## begin Supplied information

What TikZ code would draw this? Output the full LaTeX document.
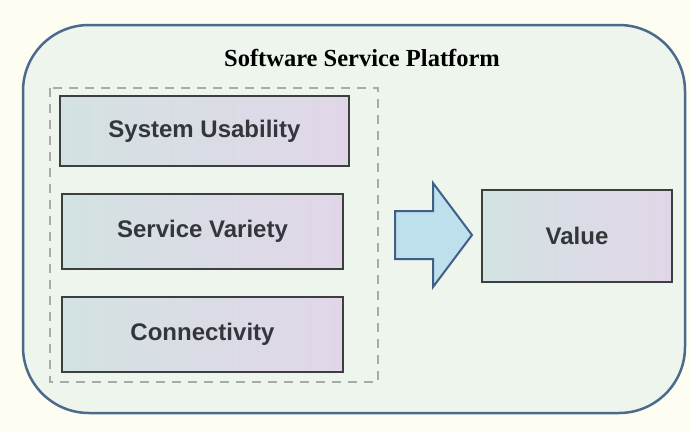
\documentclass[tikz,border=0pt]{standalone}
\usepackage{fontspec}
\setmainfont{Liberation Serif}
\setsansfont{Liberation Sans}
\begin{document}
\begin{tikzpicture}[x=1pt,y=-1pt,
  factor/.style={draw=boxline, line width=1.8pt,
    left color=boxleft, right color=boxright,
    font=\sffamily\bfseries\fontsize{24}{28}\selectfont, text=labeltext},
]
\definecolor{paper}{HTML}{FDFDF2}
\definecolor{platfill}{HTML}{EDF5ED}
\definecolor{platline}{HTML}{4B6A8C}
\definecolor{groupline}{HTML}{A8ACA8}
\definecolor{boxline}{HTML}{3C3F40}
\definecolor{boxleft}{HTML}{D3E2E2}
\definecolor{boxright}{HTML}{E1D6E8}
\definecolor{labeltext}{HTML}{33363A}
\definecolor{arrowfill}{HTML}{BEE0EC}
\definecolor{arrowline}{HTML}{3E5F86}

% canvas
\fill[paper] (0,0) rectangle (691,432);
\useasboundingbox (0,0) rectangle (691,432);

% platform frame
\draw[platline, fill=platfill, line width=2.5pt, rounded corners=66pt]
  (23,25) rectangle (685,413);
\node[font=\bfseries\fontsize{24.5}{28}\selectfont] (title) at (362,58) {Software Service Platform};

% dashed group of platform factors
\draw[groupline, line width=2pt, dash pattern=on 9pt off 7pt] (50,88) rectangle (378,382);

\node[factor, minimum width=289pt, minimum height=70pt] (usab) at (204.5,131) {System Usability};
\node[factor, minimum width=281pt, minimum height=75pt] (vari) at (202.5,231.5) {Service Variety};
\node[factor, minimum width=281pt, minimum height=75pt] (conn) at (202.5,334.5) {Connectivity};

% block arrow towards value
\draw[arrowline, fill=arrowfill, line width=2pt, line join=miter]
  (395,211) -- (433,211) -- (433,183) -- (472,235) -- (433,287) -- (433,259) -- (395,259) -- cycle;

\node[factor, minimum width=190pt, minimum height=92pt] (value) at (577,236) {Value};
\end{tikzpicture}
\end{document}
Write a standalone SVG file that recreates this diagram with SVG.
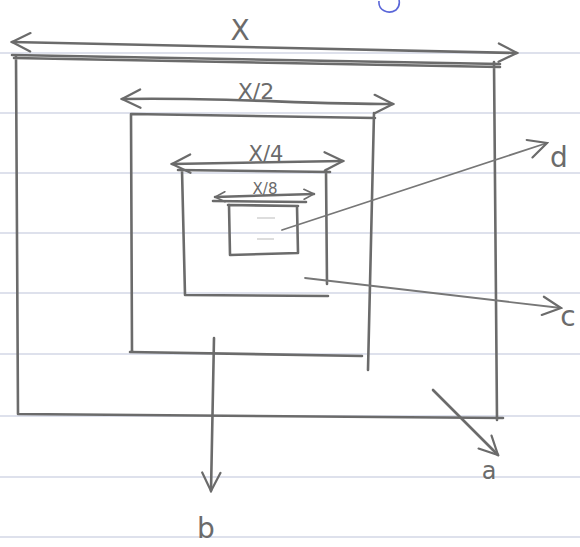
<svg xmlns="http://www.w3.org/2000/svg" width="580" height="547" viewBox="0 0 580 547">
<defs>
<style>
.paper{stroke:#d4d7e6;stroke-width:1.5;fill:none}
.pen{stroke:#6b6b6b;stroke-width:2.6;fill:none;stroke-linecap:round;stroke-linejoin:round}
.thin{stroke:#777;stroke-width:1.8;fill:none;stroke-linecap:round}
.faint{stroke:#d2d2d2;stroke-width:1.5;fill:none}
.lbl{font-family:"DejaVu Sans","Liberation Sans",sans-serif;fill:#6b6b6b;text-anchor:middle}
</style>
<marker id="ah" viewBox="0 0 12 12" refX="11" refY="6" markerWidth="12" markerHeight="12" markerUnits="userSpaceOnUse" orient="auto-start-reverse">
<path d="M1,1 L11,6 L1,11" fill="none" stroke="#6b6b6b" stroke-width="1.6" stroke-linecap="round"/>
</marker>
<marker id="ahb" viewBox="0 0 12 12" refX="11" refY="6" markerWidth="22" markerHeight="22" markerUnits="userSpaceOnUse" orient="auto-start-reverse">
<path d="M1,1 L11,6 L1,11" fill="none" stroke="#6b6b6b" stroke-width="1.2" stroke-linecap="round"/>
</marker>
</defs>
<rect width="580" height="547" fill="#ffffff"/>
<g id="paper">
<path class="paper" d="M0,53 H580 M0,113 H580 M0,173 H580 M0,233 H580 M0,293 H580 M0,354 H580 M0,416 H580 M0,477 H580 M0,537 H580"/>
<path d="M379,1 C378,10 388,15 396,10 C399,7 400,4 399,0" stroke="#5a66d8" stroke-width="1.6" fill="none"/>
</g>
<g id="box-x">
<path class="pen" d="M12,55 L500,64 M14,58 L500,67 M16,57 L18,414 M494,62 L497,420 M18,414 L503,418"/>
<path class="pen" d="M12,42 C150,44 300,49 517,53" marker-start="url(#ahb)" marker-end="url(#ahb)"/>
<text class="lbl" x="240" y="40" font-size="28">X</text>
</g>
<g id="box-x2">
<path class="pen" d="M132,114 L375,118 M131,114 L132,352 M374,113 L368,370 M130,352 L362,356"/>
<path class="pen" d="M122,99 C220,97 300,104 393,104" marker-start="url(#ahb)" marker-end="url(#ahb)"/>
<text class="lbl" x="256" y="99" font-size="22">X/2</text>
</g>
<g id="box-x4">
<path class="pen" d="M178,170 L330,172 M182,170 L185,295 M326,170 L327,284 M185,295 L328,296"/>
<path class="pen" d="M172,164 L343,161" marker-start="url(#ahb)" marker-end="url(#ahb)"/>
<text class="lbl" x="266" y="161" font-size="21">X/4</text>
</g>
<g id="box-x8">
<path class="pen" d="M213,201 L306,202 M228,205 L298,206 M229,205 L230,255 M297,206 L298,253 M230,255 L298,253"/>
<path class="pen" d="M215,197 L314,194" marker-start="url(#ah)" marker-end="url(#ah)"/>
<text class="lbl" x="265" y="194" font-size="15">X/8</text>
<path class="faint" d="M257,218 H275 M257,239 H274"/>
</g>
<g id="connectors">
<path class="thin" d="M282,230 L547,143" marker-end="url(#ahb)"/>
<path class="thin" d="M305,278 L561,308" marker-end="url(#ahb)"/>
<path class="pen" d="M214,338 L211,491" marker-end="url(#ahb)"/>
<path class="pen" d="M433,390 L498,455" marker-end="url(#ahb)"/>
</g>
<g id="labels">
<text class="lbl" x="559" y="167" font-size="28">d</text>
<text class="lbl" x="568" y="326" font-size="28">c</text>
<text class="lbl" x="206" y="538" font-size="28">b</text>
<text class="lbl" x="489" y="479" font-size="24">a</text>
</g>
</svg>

## end Supplied information

• **Job**
Give all the lines above again, character for character, without pictures.

• **Finished answer**
What TikZ code would draw this? Output the full LaTeX document.
\documentclass[tikz,border=0pt]{standalone}
\usepackage{fontspec}
\setmainfont{Liberation Serif}
\setsansfont{Liberation Sans}
\begin{document}
\begin{tikzpicture}[x=1pt,y=-1pt,
  factor/.style={draw=boxline, line width=1.8pt,
    left color=boxleft, right color=boxright,
    font=\sffamily\bfseries\fontsize{24}{28}\selectfont, text=labeltext},
]
\definecolor{paper}{HTML}{FDFDF2}
\definecolor{platfill}{HTML}{EDF5ED}
\definecolor{platline}{HTML}{4B6A8C}
\definecolor{groupline}{HTML}{A8ACA8}
\definecolor{boxline}{HTML}{3C3F40}
\definecolor{boxleft}{HTML}{D3E2E2}
\definecolor{boxright}{HTML}{E1D6E8}
\definecolor{labeltext}{HTML}{33363A}
\definecolor{arrowfill}{HTML}{BEE0EC}
\definecolor{arrowline}{HTML}{3E5F86}

% canvas
\fill[paper] (0,0) rectangle (691,432);
\useasboundingbox (0,0) rectangle (691,432);

% platform frame
\draw[platline, fill=platfill, line width=2.5pt, rounded corners=66pt]
  (23,25) rectangle (685,413);
\node[font=\bfseries\fontsize{24.5}{28}\selectfont] (title) at (362,58) {Software Service Platform};

% dashed group of platform factors
\draw[groupline, line width=2pt, dash pattern=on 9pt off 7pt] (50,88) rectangle (378,382);

\node[factor, minimum width=289pt, minimum height=70pt] (usab) at (204.5,131) {System Usability};
\node[factor, minimum width=281pt, minimum height=75pt] (vari) at (202.5,231.5) {Service Variety};
\node[factor, minimum width=281pt, minimum height=75pt] (conn) at (202.5,334.5) {Connectivity};

% block arrow towards value
\draw[arrowline, fill=arrowfill, line width=2pt, line join=miter]
  (395,211) -- (433,211) -- (433,183) -- (472,235) -- (433,287) -- (433,259) -- (395,259) -- cycle;

\node[factor, minimum width=190pt, minimum height=92pt] (value) at (577,236) {Value};
\end{tikzpicture}
\end{document}
Write a standalone SVG file that recreates this diagram with SVG.
<svg xmlns="http://www.w3.org/2000/svg" width="580" height="547" viewBox="0 0 580 547">
<defs>
<style>
.paper{stroke:#d4d7e6;stroke-width:1.5;fill:none}
.pen{stroke:#6b6b6b;stroke-width:2.6;fill:none;stroke-linecap:round;stroke-linejoin:round}
.thin{stroke:#777;stroke-width:1.8;fill:none;stroke-linecap:round}
.faint{stroke:#d2d2d2;stroke-width:1.5;fill:none}
.lbl{font-family:"DejaVu Sans","Liberation Sans",sans-serif;fill:#6b6b6b;text-anchor:middle}
</style>
<marker id="ah" viewBox="0 0 12 12" refX="11" refY="6" markerWidth="12" markerHeight="12" markerUnits="userSpaceOnUse" orient="auto-start-reverse">
<path d="M1,1 L11,6 L1,11" fill="none" stroke="#6b6b6b" stroke-width="1.6" stroke-linecap="round"/>
</marker>
<marker id="ahb" viewBox="0 0 12 12" refX="11" refY="6" markerWidth="22" markerHeight="22" markerUnits="userSpaceOnUse" orient="auto-start-reverse">
<path d="M1,1 L11,6 L1,11" fill="none" stroke="#6b6b6b" stroke-width="1.2" stroke-linecap="round"/>
</marker>
</defs>
<rect width="580" height="547" fill="#ffffff"/>
<g id="paper">
<path class="paper" d="M0,53 H580 M0,113 H580 M0,173 H580 M0,233 H580 M0,293 H580 M0,354 H580 M0,416 H580 M0,477 H580 M0,537 H580"/>
<path d="M379,1 C378,10 388,15 396,10 C399,7 400,4 399,0" stroke="#5a66d8" stroke-width="1.6" fill="none"/>
</g>
<g id="box-x">
<path class="pen" d="M12,55 L500,64 M14,58 L500,67 M16,57 L18,414 M494,62 L497,420 M18,414 L503,418"/>
<path class="pen" d="M12,42 C150,44 300,49 517,53" marker-start="url(#ahb)" marker-end="url(#ahb)"/>
<text class="lbl" x="240" y="40" font-size="28">X</text>
</g>
<g id="box-x2">
<path class="pen" d="M132,114 L375,118 M131,114 L132,352 M374,113 L368,370 M130,352 L362,356"/>
<path class="pen" d="M122,99 C220,97 300,104 393,104" marker-start="url(#ahb)" marker-end="url(#ahb)"/>
<text class="lbl" x="256" y="99" font-size="22">X/2</text>
</g>
<g id="box-x4">
<path class="pen" d="M178,170 L330,172 M182,170 L185,295 M326,170 L327,284 M185,295 L328,296"/>
<path class="pen" d="M172,164 L343,161" marker-start="url(#ahb)" marker-end="url(#ahb)"/>
<text class="lbl" x="266" y="161" font-size="21">X/4</text>
</g>
<g id="box-x8">
<path class="pen" d="M213,201 L306,202 M228,205 L298,206 M229,205 L230,255 M297,206 L298,253 M230,255 L298,253"/>
<path class="pen" d="M215,197 L314,194" marker-start="url(#ah)" marker-end="url(#ah)"/>
<text class="lbl" x="265" y="194" font-size="15">X/8</text>
<path class="faint" d="M257,218 H275 M257,239 H274"/>
</g>
<g id="connectors">
<path class="thin" d="M282,230 L547,143" marker-end="url(#ahb)"/>
<path class="thin" d="M305,278 L561,308" marker-end="url(#ahb)"/>
<path class="pen" d="M214,338 L211,491" marker-end="url(#ahb)"/>
<path class="pen" d="M433,390 L498,455" marker-end="url(#ahb)"/>
</g>
<g id="labels">
<text class="lbl" x="559" y="167" font-size="28">d</text>
<text class="lbl" x="568" y="326" font-size="28">c</text>
<text class="lbl" x="206" y="538" font-size="28">b</text>
<text class="lbl" x="489" y="479" font-size="24">a</text>
</g>
</svg>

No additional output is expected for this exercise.